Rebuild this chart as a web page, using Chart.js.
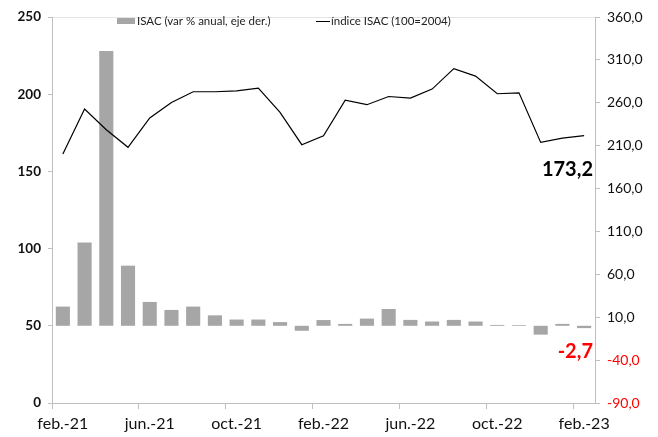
<!DOCTYPE html>
<html lang="es">
<head>
<meta charset="utf-8">
<title>ISAC</title>
<script src="https://cdn.jsdelivr.net/npm/chart.js@4.4.0/dist/chart.umd.min.js"></script>
<style>
  html, body { margin: 0; padding: 0; background: #fff; }
  #wrap { width: 658px; height: 437px; }
</style>
</head>
<body>
<div id="wrap"><canvas id="chartIsac" width="658" height="437"></canvas></div>
<script>
// Meses (feb.-21 a feb.-23)
const MONTHS = [
  'feb.-21','mar.-21','abr.-21','may.-21','jun.-21','jul.-21','ago.-21','sep.-21',
  'oct.-21','nov.-21','dic.-21','ene.-22','feb.-22','mar.-22','abr.-22','may.-22',
  'jun.-22','jul.-22','ago.-22','sep.-22','oct.-22','nov.-22','dic.-22','ene.-23','feb.-23'
];

// ISAC var % anual (eje derecho)
const ISAC_VAR = [
  22.4, 97.2, 320.5, 70.1, 27.8, 18.5, 22.4, 12.2, 7.3, 7.3, 4.3, -5.8, 6.7,
  2.2, 8.4, 19.6, 6.9, 5.0, 6.9, 5.0, 1.0, 0.8, -10.3, 2.2, -2.7
];

// Índice ISAC 100=2004 (eje izquierdo)
const ISAC_IDX = [
  161.3, 190.4, 177.0, 165.6, 184.6, 194.6, 201.6, 201.6, 202.2, 203.9, 188.2, 167.3, 173.1,
  196.2, 193.2, 198.5, 197.5, 203.3, 216.6, 211.7, 200.3, 200.9, 168.8, 171.6, 173.2
];

const LEFT_MIN = 0, LEFT_MAX = 250, LEFT_STEP = 50;
const RIGHT_MIN = -90, RIGHT_MAX = 360, RIGHT_STEP = 50;

const FONT = 'Lato, "Open Sans", sans-serif';
const AXIS_GRAY = '#bfbfbf';
const BAR_GRAY = '#a6a6a6';

const fmt1 = v => v.toFixed(1).replace('.', ',');

// leyenda dentro del área del gráfico + rótulos del último dato
const overlay = {
  id: 'overlay',
  afterDraw(chart) {
    const { ctx, chartArea, scales } = chart;
    const last = MONTHS.length - 1;
    ctx.save();

    // leyenda
    ctx.font = '11.5px ' + FONT;
    ctx.textBaseline = 'middle';
    const ly = chartArea.top + 4;
    let lx = chartArea.left + 65;
    ctx.fillStyle = BAR_GRAY;
    ctx.fillRect(lx, ly - 3, 18, 6);
    ctx.fillStyle = '#222';
    ctx.textAlign = 'left';
    ctx.fillText(chart.data.datasets[1].label, lx + 20, ly);
    lx = chartArea.left + 264;
    ctx.strokeStyle = '#000';
    ctx.lineWidth = 1;
    ctx.beginPath();
    ctx.moveTo(lx, ly + 0.5);
    ctx.lineTo(lx + 14, ly + 0.5);
    ctx.stroke();
    ctx.fillText(chart.data.datasets[0].label, lx + 15, ly);

    // último valor del índice
    ctx.font = 'bold 20px ' + FONT;
    ctx.textAlign = 'right';
    ctx.fillStyle = '#000';
    const yIdx = scales.y.getPixelForValue(ISAC_IDX[last]);
    ctx.fillText(fmt1(ISAC_IDX[last]), chartArea.right - 2, yIdx + 34);

    // última variación
    ctx.fillStyle = '#ff0000';
    const yVar = scales.y1.getPixelForValue(ISAC_VAR[last]);
    ctx.fillText(fmt1(ISAC_VAR[last]), chartArea.right - 2, yVar + 23);
    ctx.restore();
  }
};

new Chart(document.getElementById('chartIsac'), {
  data: {
    labels: MONTHS,
    datasets: [
      {
        type: 'line',
        label: 'índice ISAC (100=2004)',
        data: ISAC_IDX,
        yAxisID: 'y',
        borderColor: '#000',
        borderWidth: 1.2,
        pointRadius: 0,
        tension: 0,
        order: 0
      },
      {
        type: 'bar',
        label: 'ISAC (var % anual, eje der.)',
        data: ISAC_VAR,
        yAxisID: 'y1',
        backgroundColor: BAR_GRAY,
        categoryPercentage: 1,
        barPercentage: 0.65,
        order: 1
      }
    ]
  },
  options: {
    responsive: false,
    animation: false,
    layout: { padding: { top: 17, left: 0, right: 0, bottom: 0 } },
    plugins: {
      legend: { display: false },
      tooltip: { enabled: false }
    },
    scales: {
      x: {
        type: 'category',
        offset: true,
        border: { color: AXIS_GRAY },
        grid: {
          offset: true,
          drawOnChartArea: false,
          tickLength: 6,
          tickColor: ctx => (ctx.index % 4 === 0 ? AXIS_GRAY : 'rgba(0,0,0,0)')
        },
        ticks: {
          autoSkip: false,
          maxRotation: 0,
          padding: 5,
          color: '#111',
          font: { family: FONT, size: 16 },
          callback: (v, i) => (i % 4 === 0 ? MONTHS[i] : '')
        },
        afterFit: s => { s.height = 34; }
      },
      y: {
        position: 'left',
        min: LEFT_MIN,
        max: LEFT_MAX,
        border: { color: AXIS_GRAY },
        grid: {
          drawOnChartArea: true,
          color: ctx => (ctx.tick && ctx.tick.value === LEFT_MAX ? '#e4e4e4' : 'rgba(0,0,0,0)'),
          tickColor: AXIS_GRAY,
          tickLength: 4
        },
        ticks: {
          stepSize: LEFT_STEP,
          padding: 7,
          color: '#111',
          font: { family: FONT, size: 13.5, weight: 'bold' }
        },
        afterFit: s => { s.width = 52; }
      },
      y1: {
        position: 'right',
        min: RIGHT_MIN,
        max: RIGHT_MAX,
        border: { color: AXIS_GRAY },
        grid: { drawOnChartArea: false, tickColor: AXIS_GRAY, tickLength: 5 },
        ticks: {
          stepSize: RIGHT_STEP,
          padding: 7,
          font: { family: FONT, size: 14 },
          color: ctx => (ctx.tick && ctx.tick.value < 0 ? '#ff0000' : '#111'),
          callback: v => fmt1(v)
        },
        afterFit: s => { s.width = 63; }
      }
    }
  },
  plugins: [overlay]
});
</script>
</body>
</html>
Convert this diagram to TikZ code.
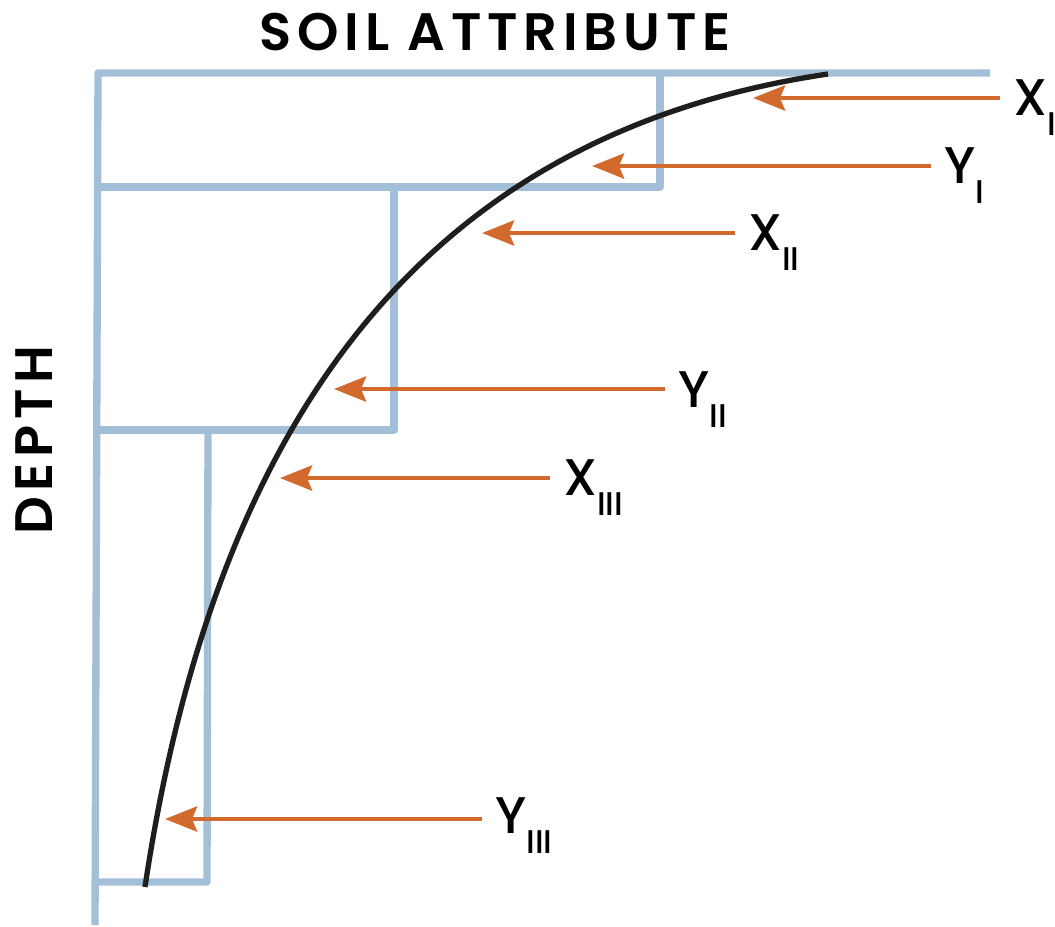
\documentclass[tikz,border=0pt]{standalone}
\usepackage{fontspec}
\setmainfont{Poppins}
\newfontfamily\axisfont{Poppins SemiBold}[LetterSpace=11]
\newfontfamily\markfont{Poppins Medium}
\usetikzlibrary{arrows.meta}
\definecolor{soilcol}{HTML}{A3BFD8}
\definecolor{fluxcol}{HTML}{D2692D}
\definecolor{curvecol}{HTML}{1E1E1E}
\newcommand\hsub[1]{\raisebox{-6mm}{\fontsize{28}{30}\selectfont #1}}

\begin{document}
\begin{tikzpicture}[x=0.3mm,y=-0.3mm,
  soil/.style={draw=soilcol,line width=2.2mm,line join=round},
  fluxarr/.style={draw=fluxcol,line width=1.4mm,-{Stealth[length=9.6mm,width=7.5mm,inset=1.5mm]},shorten <=3.9mm},
  profile/.style={draw=curvecol,line width=1.6mm},
  lbl/.style={inner sep=0pt,anchor=base west,font=\markfont\fontsize{44}{48}\selectfont},
  axlbl/.style={inner sep=0pt,anchor=base,font=\axisfont\fontsize{45}{48}\selectfont}]
  \useasboundingbox (0,0) rectangle (1055,927);
  % horizons
  \draw[soil] (95,925) -- (98,73) -- (990,73);
  \draw[soil] (660,73) -- (660,187) -- (98,187);
  \draw[soil] (394,187) -- (394,430) -- (97,430);
  \draw[soil] (208,430) -- (207,882) -- (95,882);
  % profile curve
  \draw[profile] (828,74) .. controls (450,130) and (220,387) .. (145,887);
  % axis labels
  \node[axlbl] (attr) at (495,50) {SOIL ATTRIBUTE};
  \node[axlbl,rotate=90] (depth) at (52,440) {DEPTH};
  % arrow tips on the curve
  \coordinate (tXI) at (753,98);
  \coordinate (tYI) at (592,166);
  \coordinate (tXII) at (482,233);
  \coordinate (tYII) at (334,389);
  \coordinate (tXIII) at (280,478);
  \coordinate (tYIII) at (165,819);
  % labels
  \node[lbl] (lXI) at (1013,115) {X\hsub{I}};
  \node[lbl] (lYI) at (944,183) {Y\hsub{I}};
  \node[lbl] (lXII) at (748,250) {X\hsub{II}};
  \node[lbl] (lYII) at (678,407) {Y\hsub{II}};
  \node[lbl] (lXIII) at (563,495) {X\hsub{III}};
  \node[lbl] (lYIII) at (495,833) {Y\hsub{III}};
  % arrows
  \draw[fluxarr] (lXI.west |- tXI) -- (tXI);
  \draw[fluxarr] (lYI.west |- tYI) -- (tYI);
  \draw[fluxarr] (lXII.west |- tXII) -- (tXII);
  \draw[fluxarr] (lYII.west |- tYII) -- (tYII);
  \draw[fluxarr] (lXIII.west |- tXIII) -- (tXIII);
  \draw[fluxarr] (lYIII.west |- tYIII) -- (tYIII);
\end{tikzpicture}
\end{document}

* **DIRECTIONS**:
In the records above, find the line containing "const fmt1 = v" and output every line from the first through that one, exactly, omitting pictures.

* **WRITTEN SOLUTION**:
Rebuild this chart as a web page, using Chart.js.
<!DOCTYPE html>
<html lang="es">
<head>
<meta charset="utf-8">
<title>ISAC</title>
<script src="https://cdn.jsdelivr.net/npm/chart.js@4.4.0/dist/chart.umd.min.js"></script>
<style>
  html, body { margin: 0; padding: 0; background: #fff; }
  #wrap { width: 658px; height: 437px; }
</style>
</head>
<body>
<div id="wrap"><canvas id="chartIsac" width="658" height="437"></canvas></div>
<script>
// Meses (feb.-21 a feb.-23)
const MONTHS = [
  'feb.-21','mar.-21','abr.-21','may.-21','jun.-21','jul.-21','ago.-21','sep.-21',
  'oct.-21','nov.-21','dic.-21','ene.-22','feb.-22','mar.-22','abr.-22','may.-22',
  'jun.-22','jul.-22','ago.-22','sep.-22','oct.-22','nov.-22','dic.-22','ene.-23','feb.-23'
];

// ISAC var % anual (eje derecho)
const ISAC_VAR = [
  22.4, 97.2, 320.5, 70.1, 27.8, 18.5, 22.4, 12.2, 7.3, 7.3, 4.3, -5.8, 6.7,
  2.2, 8.4, 19.6, 6.9, 5.0, 6.9, 5.0, 1.0, 0.8, -10.3, 2.2, -2.7
];

// Índice ISAC 100=2004 (eje izquierdo)
const ISAC_IDX = [
  161.3, 190.4, 177.0, 165.6, 184.6, 194.6, 201.6, 201.6, 202.2, 203.9, 188.2, 167.3, 173.1,
  196.2, 193.2, 198.5, 197.5, 203.3, 216.6, 211.7, 200.3, 200.9, 168.8, 171.6, 173.2
];

const LEFT_MIN = 0, LEFT_MAX = 250, LEFT_STEP = 50;
const RIGHT_MIN = -90, RIGHT_MAX = 360, RIGHT_STEP = 50;

const FONT = 'Lato, "Open Sans", sans-serif';
const AXIS_GRAY = '#bfbfbf';
const BAR_GRAY = '#a6a6a6';

const fmt1 = v => v.toFixed(1).replace('.', ',');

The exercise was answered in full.